On a suivi la « brigade des ondes », chargée d’enquêter sur de mystérieuses perturbations invisibles
Correspondance, Stéphane DUBROMEL.
L’Agence Nationale des Fréquences met de l’ordre dans les ondes de tous nos appareils quotidiens. Reportage avec une équipe chargée du contrôle de ce que nous ne voyons pas.
Trônant sur un bâtiment en plein centre de Bailleul, dans le Nord, l’antenne a transmis l’alerte. Quelque chose de pas net perturbe le spectre électromagnétique du secteur d’un opérateur de téléphonie mobile. La bande 2 500 mégahertz est concernée. La perturbation concrète ? C’est secret, mais ça brouille.
L’opérateur a alors prévenu l’agence nationale des fréquences (ANFR) pour mener l’enquête et remonter à la source de la perturbation. Nicolas, technicien du contrôle du spectre a sillonné le quartier, au volant d’une étrange camionnette bardée d’antennes. « On investigue dans les rues y compris les immeubles, les entreprises, on fait des mesures à différents endroits, jusqu’à ce que le niveau reçu par notre appareil soit le plus élevé possible. On se cale sur la fréquence donnée par le plaignant. On filtre les autres fréquences pour ne pas gêner la mesure et on isole la fréquence perturbée. » Une sorte de chasse aux mauvaises ondes.
Antenne goniométrique
David, lui, a vu l’étrange camionnette garée devant chez lui. Il a reçu un courrier recommandé de l’ANFR quelques semaines avant, l’informant qu’un brouillage venait de son domicile. Du sérieux, avec liseré de la République Française, et articles de lois à l’unisson. Assermentés, les contrôleurs de l’ANFR peuvent venir à votre domicile. Guillaume, technicien également, sort son antenne goniométrique et commence ses mesures. Il vise la maison et les courbes s’affolent.
À l’aide d’une antenne goniométrique, le technicien mesure les fréquences du secteur. (Photo : Stéphane Dubromel / Ouest-France)
L’équipe soupçonne des caméras de surveillance mal réglées. Acheté en ligne en provenance de Chine, le matériel n’est pas toujours paramétré pour l’Europe. C’est le cas ici. Après bidouillage, l’analyseur de spectre est formel. Plus de brouillage. Mission accomplie. Du tout-venant pour la « brigade des ondes ».
Depuis la découverte en 1887 par Heinrich Hertz de l’existence des ondes électromagnétiques, le spectre des fréquences les mettant en ordre s’est bien rempli. Communications militaires, radio, wifi, Internet, GPS, télévision, mais aussi micro-ondes ou encore plaques à induction, la puce RFID du chat, les compteurs électriques, et bien d’autres, le monde est ondes.

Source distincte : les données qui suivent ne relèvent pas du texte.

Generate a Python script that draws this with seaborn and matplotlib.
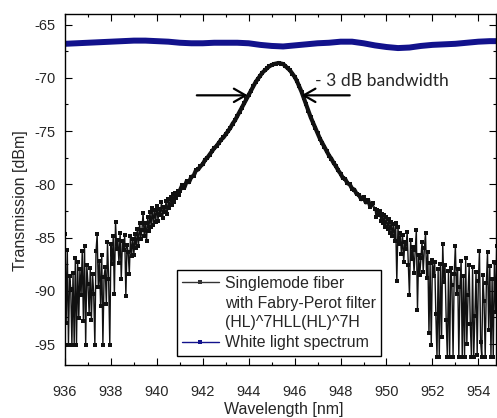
import numpy as np
import matplotlib
matplotlib.use('Agg')
import matplotlib.pyplot as plt
from matplotlib.lines import Line2D
from matplotlib.ticker import MultipleLocator
import seaborn as sns

# Filter transmission in three pieces (nm start, nm step, dBm values)
left_start, left_step = 936.0, 0.05
left_tail = [
    -84.7, -93.0, -86.2, -95.1, -88.6, -89.8, -95.1, -88.3, -95.1, -86.9,
    -95.1, -87.3, -92.6, -88.0, -90.4, -86.3, -92.8, -85.8, -95.1, -87.6,
    -89.4, -92.2, -87.9, -92.7, -88.4, -90.3, -95.1, -86.3, -84.7, -89.6,
    -87.2, -91.4, -86.6, -95.1, -88.7, -87.8, -91.2, -85.4, -88.9, -95.1,
    -85.6, -87.5, -84.9, -90.3, -83.5, -86.1, -85.2, -87.4, -84.6, -88.9,
    -85.3, -86.2, -84.8, -90.5, -85.7, -86.4, -88.4, -84.9, -86.7, -85.1,
    -86.6, -84.7, -86.0, -84.2, -85.8, -83.6, -85.1, -84.3, -82.7, -84.9,
    -83.6, -85.3, -83.1, -84.4, -82.6, -84.0, -82.2, -83.8, -82.4, -83.5,
    -82.0, -83.4, -82.3, -82.9, -81.7, -83.2, -82.1, -82.6, -81.6, -82.8,
    -81.4, -82.2, -81.2, -81.9, -80.9, -81.7, -80.8, -81.3, -80.6, -81.0,
]
peak_start, peak_step = 941.0, 0.1
peak_part = [
    -80.6, -80.1, -80.3, -79.7, -79.8, -79.3, -79.2, -78.7, -78.6, -78.3,
    -78.1, -77.7, -77.5, -77.2, -76.9, -76.6, -76.4, -76.1, -75.8, -75.6,
    -75.3, -75.0, -74.7, -74.3, -74.0, -73.6, -73.2, -72.8, -72.4, -72.0,
    -71.6, -71.2, -70.8, -70.4, -70.1, -69.8, -69.5, -69.3, -69.1, -68.9,
    -68.8, -68.7, -68.65, -68.6, -68.65, -68.7, -68.9, -69.1, -69.3, -69.6,
    -69.9, -70.3, -70.8, -71.3, -71.9, -72.5, -73.1, -73.7, -74.2, -74.7,
    -75.2, -75.7, -76.1, -76.5, -76.9, -77.3, -77.6, -78.0, -78.3, -78.7,
    -79.0, -79.4, -79.5, -79.9, -80.0, -80.4, -80.5, -80.9, -81.0, -81.4,
    -81.2, -81.7, -81.5, -82.1, -81.8,
]
right_start, right_step = 949.5, 0.05
right_tail = [
    -82.3, -83.1, -82.4, -82.9, -82.5, -83.4, -82.8, -83.6, -82.9, -84.0,
    -83.1, -84.2, -83.3, -84.6, -83.5, -84.9, -83.7, -85.3, -83.6, -89.1,
    -84.0, -85.6, -84.6, -86.5, -84.8, -87.3, -85.4, -86.1, -84.5, -87.6,
    -90.4, -85.2, -87.0, -85.9, -88.3, -86.2, -84.3, -91.8, -86.6, -88.5,
    -86.9, -85.4, -88.2, -86.0, -84.6, -88.8, -86.4, -94.0, -87.4, -95.1,
    -87.1, -88.6, -87.3, -92.2, -96.2, -88.0, -96.2, -87.5, -94.3, -85.6,
    -89.2, -87.6, -92.7, -96.2, -88.1, -96.2, -87.9, -89.5, -96.2, -88.4,
    -85.8, -90.3, -88.0, -96.2, -89.6, -87.2, -96.2, -88.6, -96.2, -86.9,
    -95.0, -90.4, -87.6, -93.1, -96.2, -87.8, -96.2, -92.4, -88.2, -96.0,
    -89.1, -86.3, -94.8, -96.2, -88.5, -91.0, -96.2, -89.3, -86.4, -93.7,
    -87.7, -96.2, -88.9, -96.2, -87.3, -92.0, -85.8,
]

# White light spectrum
white_wl = [936.0, 936.5, 937.0, 937.5, 938.0, 938.5, 939.0, 939.5, 940.0, 940.5,
            941.0, 941.5, 942.0, 942.5, 943.0, 943.5, 944.0, 944.5, 945.0, 945.5,
            946.0, 946.5, 947.0, 947.5, 948.0, 948.5, 949.0, 949.5, 950.0, 950.5,
            951.0, 951.5, 952.0, 952.5, 953.0, 953.5, 954.0, 954.5, 955.0]
white_db = [-66.8, -66.75, -66.7, -66.65, -66.6, -66.55, -66.5, -66.5, -66.55, -66.6,
            -66.7, -66.75, -66.75, -66.7, -66.7, -66.7, -66.75, -66.9, -67.0, -67.05,
            -66.95, -66.85, -66.75, -66.7, -66.6, -66.6, -66.75, -66.95, -67.1, -67.2,
            -67.15, -67.0, -66.9, -66.85, -66.8, -66.7, -66.6, -66.55, -66.55]

# -3 dB bandwidth marker positions (nm) and level (dBm)
bw_left, bw_right, bw_level = 943.96, 946.3, -71.64


def grid(start, step, vals):
    return np.round(start + step * np.arange(len(vals)), 3)


peak_wl = grid(peak_start, peak_step, peak_part)
fiber_wl = np.concatenate([grid(left_start, left_step, left_tail),
                           peak_wl,
                           grid(right_start, right_step, right_tail)])
fiber_db = np.array(left_tail + peak_part + right_tail)

sns.set_style('ticks')
plt.rcParams['font.family'] = ['Liberation Sans', 'DejaVu Sans']
plt.rcParams['axes.unicode_minus'] = False

fig = plt.figure(figsize=(4.97, 4.18), dpi=100)
ax = fig.add_axes([0.1308, 0.1261, 0.8672, 0.8404])

navy = '#12128c'
sns.lineplot(x=white_wl, y=white_db, color=navy, linewidth=4.3, ax=ax, errorbar=None)
sns.lineplot(x=fiber_wl, y=fiber_db, color='#111111', linewidth=1.0, marker='s',
             markersize=2.6, markeredgewidth=0, ax=ax, errorbar=None)
# dense part of the measurement reads as one thick trace
sns.lineplot(x=peak_wl, y=peak_part, color='#111111', linewidth=3.0, ax=ax, errorbar=None)

ax.set_xlim(936, 954.77)
ax.set_ylim(-97, -64)
ax.xaxis.set_major_locator(MultipleLocator(2))
ax.xaxis.set_minor_locator(MultipleLocator(1))
ax.yaxis.set_major_locator(MultipleLocator(5))
ax.yaxis.set_minor_locator(MultipleLocator(2.5))
ax.tick_params(which='both', direction='in', top=True, right=True, width=0.8, color='black')
ax.tick_params(which='major', length=4.8)
ax.tick_params(which='minor', length=2.5)
ax.tick_params(axis='x', which='major', labelsize=10.5, pad=14)
ax.tick_params(axis='y', which='major', labelsize=10.5, pad=7)
for sp in ax.spines.values():
    sp.set_visible(True)
    sp.set_linewidth(1.0)
    sp.set_color('black')

ax.set_xlabel('Wavelength [nm]', fontsize=11.5)
ax.set_ylabel('Transmission [dBm]', fontsize=11.5)
ax.xaxis.set_label_coords(0.507, -0.104)
ax.yaxis.set_label_coords(-0.085, 0.468)

# bandwidth arrows
arrow_kw = dict(arrowstyle='->,head_length=0.7,head_width=0.4', lw=1.6, color='black',
                mutation_scale=12, shrinkA=0, shrinkB=0)
ax.annotate('', xy=(bw_left, bw_level), xytext=(bw_left - 2.22, bw_level), arrowprops=arrow_kw)
ax.annotate('', xy=(bw_right, bw_level), xytext=(bw_right + 2.1, bw_level), arrowprops=arrow_kw)
ax.text(bw_right + 0.57, -70.3, '- 3 dB bandwidth', family=['Lato', 'DejaVu Sans'],
        fontsize=12.6, ha='left', va='center')

handles = [
    Line2D([], [], color='#333333', lw=1.0, marker='s', markersize=2.6, markeredgewidth=0),
    Line2D([], [], ls='none'),
    Line2D([], [], ls='none'),
    Line2D([], [], color=navy, lw=1.0, marker='s', markersize=2.6, markeredgewidth=0),
]
labels = ['Singlemode fiber', 'with Fabry-Perot filter', '(HL)^7HLL(HL)^7H', 'White light spectrum']
leg = ax.legend(handles, labels, loc='upper left', bbox_to_anchor=(0.259, 0.2704),
                borderaxespad=0, fontsize=11.4, handlelength=2.3, handletextpad=0.38,
                borderpad=0.35, labelspacing=0.3, fancybox=False, framealpha=1,
                edgecolor='black')
leg.get_frame().set_linewidth(1.0)

fig.savefig('out.png', dpi=100)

Des brouilles intentionnelles
Les fréquences émises par tous ces appareils ne doivent pas se chevaucher. Sinon, c’est la brouille. Du brouillage accidentel comme à Bailleul, mais aussi parfois intentionnel. Que fait un trafiquant qui veut chiper du carburant dans une raffinerie proche de l’aéroport de Marseille ? Il utilise un brouilleur GPS dans son camion pour ne pas se faire prendre par son employeur. Le souci est qu’il brouille les GPS des avions qui doivent atterrir à vue, à l’ancienne. Un jeu dangereux qui sera repéré par l’ANFR en 2019.
Idem pour du détournement de béton à Lyon, ou pour échapper à la surveillance d’un patron en 2023, dans la même ville. Les ondes trahissent si l’on cherche à les déplacer.